6
votes

How can one make use of Nvidia's tensor cores (in a compute shader?!) using Vulkan?

There is this article by Nvidia Programming Tensor Cores in CUDA 9, but that's obviously focusing on CUDA. I am not too familiar with CUDA but it looks like some measures must be taken to enable computations on the Tensor cores, like the algorithm must be set to some kind special type, and some math type must be set to the value CUDNN_TENSOR_OP_MATH. I am wondering, if Tensor core acceleration could also be used from other APIs and I am especially interested in Vulkan.

More specifically, I'd like to dig into filters for denoising a bit more. To my understanding, filters mostly require exactly those mathematical operations which Tensor cores are able to accelerate, which are matrix-multiply-and-accumulate operations.

2
Actually, NVIDIA is the one that should be answering this. No point for us to speculate. The best place IMO to bring this up would be at github.com/KhronosGroup/Vulkan-Ecosystem/issues. There's some tangential discussion at github.com/KhronosGroup/Vulkan-Docs/issues/686, but I suggest not to pollute that Issue further.krOoze

2 Answers

5
votes

Nvidia has recently added a few new extensions, one of them being VK_NV_COOPERATIVE_MATRIX which will allow the use of tensor cores inside Vulkan.

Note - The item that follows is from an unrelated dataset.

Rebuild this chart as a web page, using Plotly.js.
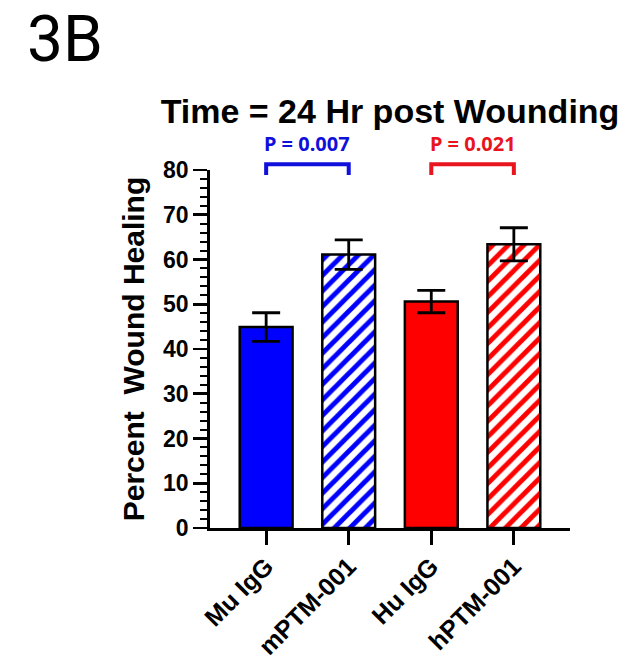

The capability for glslang to handle this new feature I believe was added yesterday which is why you haven't seen this until now (see here):

enter image description here

here are some examples of it being used:

https://github.com/KhronosGroup/glslang/blob/4605e2ed2b2b1acbe157d365c3c528367b8b168f/Test/spv.coopmat.comp

https://github.com/KhronosGroup/glslang/blob/4605e2ed2b2b1acbe157d365c3c528367b8b168f/Test/spv.1.3.coopmat.comp

#version 450 core
#extension GL_KHR_memory_scope_semantics : enable
#extension GL_NV_cooperative_matrix : enable
#extension GL_EXT_shader_explicit_arithmetic_types_float16 : enable

#pragma use_variable_pointers

layout (local_size_x = 64, local_size_y = 1, local_size_z = 1) in;

layout(set = 0, binding = 0) coherent buffer Block {
    float y[1024*1024];
    float x[];
} block;


void main()
{
    fcoopmatNV<32, gl_ScopeSubgroup, 16, 8> m = fcoopmatNV<32, gl_ScopeSubgroup, 16, 8>(0.0);

    m = m + m;
    m = m - m;
    m = -m;
    m = 2.0*m;
    m = m*2.0;

    coopMatLoadNV(m, block.x, 16, 128, false);
    coopMatStoreNV(m, block.x, 16, 128, false);
}

This appears to be quite analogous to how its done in CUDA, requiring explicit memory transfers to the memory where tensor cores can operate.

So to use them you need VK_NV_COOPERATIVE_MATRIX in vulkan and GL_NV_COOPERATIVE_MATRIX in glsl.

EDIT:

j00hi has mentioned that there is now an nvidia blog post on how to use these tensor cores.

-2
votes

Tensor cores is a niche feature which might not make it as a Vulkan extension. You could still use CUDA to do your tensor core accelerated computation and have the data be shared between the CUDA and Vulkan contexts.

Check this sample: cuda vulkan interop

Note that since synchronization would be necessary between launching the CUDA kernel and working with the result from the Vulkan side, performance might suffer. You will have to evaluate the costs in your application.